By Kevin Meyer
I've been keeping a pretty close eye on GM since I recently became an unexpected investor in the company thanks to the government bailout. Some good signs, some bad, but the news yesterday was more than a little troubling.
Starting Jan. 4, General Motors Co. plans to do something unprecedented
in the U.S. car industry: It will run its assembly line here [Kansas City] around the
clock on a permanent basis.
It's not just unprecedented in the U.S., but in many such industries worldwide.
While common in other industries, not even car-efficiency benchmark Toyota Motor Corp. operates its plants routinely with more than two shifts.
Car-assembly lines need too much scheduled maintenance and restocking
for such intensive production to make sense, many industry experts say.
For a company long bloated with unused capacity, GM's third-shift
strategy is a radical—and risky—departure. Unlike other cost-cutting
moves made during its trip through bankruptcy court last summer, such
as halving its brands to four, the third-shift plan could make GM a
model of car-industry efficiency—or end up a failure like its 1980s
drive to let robots run its factories.
So why would they do it?
The Obama administration auto task force that oversaw GM's
reorganization last spring was startled to learn that the industry
standard for plants to be considered at 100% capacity was two shifts
working about 250 days a year. In recommending that the government
invest about $50 billion in GM, the task force urged the company to
strive toward operating at 120% capacity by traditional standards.
But industry manufacturing experts are skeptical, noting that the
federal task force had limited automotive experience. "Do those guys
understand the business?" asked Ron Harbour, whose Harbour Report is a
widely followed analysis of auto-plant efficiency.
The article points out one good reason for not running three shifts.
A few idle hours between shifts also enables a plant to perform
cleaning and restocking. A plant's paint shop alone generally requires
about four hours of cleaning a day, said Mr. Harbour, adding that the
efficiencies of a third shift can disappear quickly amid slowdowns for
"If running three shifts means you're moving [the line] at only 60% of capacity, then you haven't gained anything," he said. In all industries, moreover, midnight-shift workers are prone to
above-average rates of on-the-job errors, absenteeism and illness.
I've personally run 24/7 operations a few times in the past and can vouch for how tricky they are. Maintenance becomes a serious issue, and without a laser focus and commitment from the very top, quality will suffer. If a mold goes down a few cavities, the almost overwhelming desire is to keep the press running, even if the mold is unbalanced. If I knew GM had that total commitment to quality I might buy into this. I don't. At least not yet.
But as I implied, the article mentions one good reason for not doing three shifts. There's another, one we've talked about before, and that's the distortion of reality caused by traditional accounting.

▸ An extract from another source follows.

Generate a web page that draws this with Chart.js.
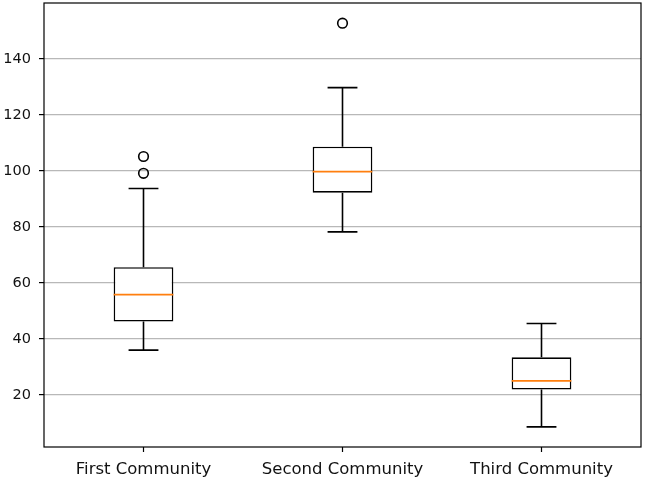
<!DOCTYPE html>
<html>
<head>
<meta charset="utf-8">
<script src="https://cdn.jsdelivr.net/npm/chart.js@4/dist/chart.umd.min.js"></script>
<style>
    html, body { margin: 0; padding: 0; background: #fff; }
    #wrap { width: 645px; height: 481px; }
</style>
</head>
<body>
<div id="wrap"><canvas id="chart-box"></canvas></div>
<script>
// values
const categories = ['First Community', 'Second Community', 'Third Community'];
const whiskerLow = [36.0, 78.2, 8.6];
const q1 = [46.2, 92.2, 21.9];
const medians = [55.8, 99.7, 25.0];
const q3 = [65.6, 108.6, 33.4];
const whiskerHigh = [93.7, 129.7, 45.5];
const outliers = [[105.1, 99.1], [152.7], []];
const yTicks = [20, 40, 60, 80, 100, 120, 140];

const BOX_HALF = 0.15;
const CAP_HALF = 0.075;

const whiskerPoints = [];
const capPoints = [];
const medianPoints = [];
const outlierPoints = [];
categories.forEach((c, i) => {
    const pos = i + 1;
    whiskerPoints.push({x: pos, y: q1[i]}, {x: pos, y: whiskerLow[i]}, {x: pos, y: null});
    whiskerPoints.push({x: pos, y: q3[i]}, {x: pos, y: whiskerHigh[i]}, {x: pos, y: null});
    capPoints.push({x: pos - CAP_HALF, y: whiskerLow[i]}, {x: pos + CAP_HALF, y: whiskerLow[i]}, {x: pos, y: null});
    capPoints.push({x: pos - CAP_HALF, y: whiskerHigh[i]}, {x: pos + CAP_HALF, y: whiskerHigh[i]}, {x: pos, y: null});
    medianPoints.push({x: pos - BOX_HALF, y: medians[i]}, {x: pos + BOX_HALF, y: medians[i]}, {x: pos, y: null});
    outliers[i].forEach(v => outlierPoints.push({x: pos, y: v}));
});

const frame = {
    id: 'frame',
    afterDraw(chart) {
        const a = chart.chartArea;
        const ctx = chart.ctx;
        ctx.save();
        ctx.strokeStyle = '#000';
        ctx.lineWidth = 1.2;
        ctx.strokeRect(a.left, a.top, a.right - a.left, a.bottom - a.top);
        ctx.restore();
    }
};

const lineStyle = {
    type: 'line',
    borderColor: '#000',
    borderWidth: 1.6,
    pointRadius: 0,
    spanGaps: false,
    fill: false
};

new Chart(document.getElementById('chart-box'), {
    data: {
        datasets: [
            Object.assign({}, lineStyle, {data: medianPoints, borderColor: '#ff7f0e', order: 0}),
            {
                type: 'scatter',
                data: outlierPoints,
                pointRadius: 4.8,
                pointBorderWidth: 1.6,
                pointBorderColor: '#000',
                pointBackgroundColor: 'rgba(0,0,0,0)',
                order: 1
            },
            Object.assign({}, lineStyle, {data: whiskerPoints, order: 2}),
            Object.assign({}, lineStyle, {data: capPoints, order: 2}),
            {
                type: 'bar',
                data: categories.map((c, i) => ({x: i + 1, y: [q1[i], q3[i]]})),
                backgroundColor: '#fff',
                borderColor: '#000',
                borderWidth: 1.6,
                borderSkipped: false,
                inflateAmount: 0,
                categoryPercentage: 1,
                barPercentage: 0.3,
                order: 3
            }
        ]
    },
    options: {
        responsive: true,
        maintainAspectRatio: false,
        animation: false,
        layout: {autoPadding: false, padding: {top: 3, right: 4, left: 0, bottom: 0}},
        plugins: {legend: {display: false}, tooltip: {enabled: false}},
        scales: {
            x: {
                type: 'linear',
                min: 0.5,
                max: 3.5,
                offset: false,
                afterBuildTicks: (scale) => { scale.ticks = categories.map((c, i) => ({value: i + 1})); },
                afterFit: (scale) => {
                    scale.height = 34;
                    scale.paddingLeft = 0;
                    scale.paddingRight = 0;
                },
                border: {display: false},
                grid: {offset: false, drawOnChartArea: false, drawTicks: true, tickLength: 5, tickColor: '#000', tickWidth: 1.2},
                ticks: {
                    callback: (v) => categories[v - 1],
                    color: '#111',
                    padding: 8,
                    maxRotation: 0,
                    autoSkip: false,
                    font: {family: 'DejaVu Sans', size: 16.5}
                }
            },
            y: {
                min: 1.4,
                max: 159.9,
                afterBuildTicks: (scale) => { scale.ticks = yTicks.map(v => ({value: v})); },
                afterFit: (scale) => {
                    scale.width = 44;
                    scale.paddingTop = 0;
                    scale.paddingBottom = 0;
                },
                border: {display: false},
                grid: {color: '#b8b8b8', lineWidth: 1.2, drawTicks: true, tickLength: 5, tickColor: '#000', tickWidth: 1.2},
                ticks: {
                    color: '#111',
                    padding: 8,
                    font: {family: 'DejaVu Sans', size: 14.5}
                }
            }
        }
    },
    plugins: [frame]
});
</script>
</body>
</html>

Traditional accounting creates the desire to fill unused capacity in order to absorb overhead, depreciation, and other indirect costs. Usually regardless of whether demand actually exists for that capacity. Last time I checked GM still had a much larger inventory than other auto companies, spread out through a still too large dealer network. Improving, but a long ways to go. They are also going to pay $30k per employee to relocate, plus retraining and retooling, and tons of time trying to figure out how to manage a third shift. With traditional accounting those dollars and costs aren't in the same bucket (let alone the bizarre concept of a "sale" being when the vehicle has left the factory, not when money transfers from a real customer). In reality, bucks are bucks.
It may look like a bold, risky move but is it? How risky? How bold? Appropriately risky? Interesting how GM's move that effectively risks the company's viability is portrayed as a good thing by the Obama overseers, but Wall Street's risk-taking is a bad thing. Go figure.
In reality there are several other bolder moves that could, and should, be taken. Ones without the risk of destroying my unintended investment. Here's a very simple one: have all the managers and execs go stand in an Ohno circle on the factory floor, a few times a week. Of course you'd have to educate a lot of them to just recognize a factory floor… or perhaps even their own cars for that matter. But I bet they'd have a lot of "a ha!" moments and realize how the could vastly improve efficiency and reduce waste.
Without putting the entire company, my investment, at risk.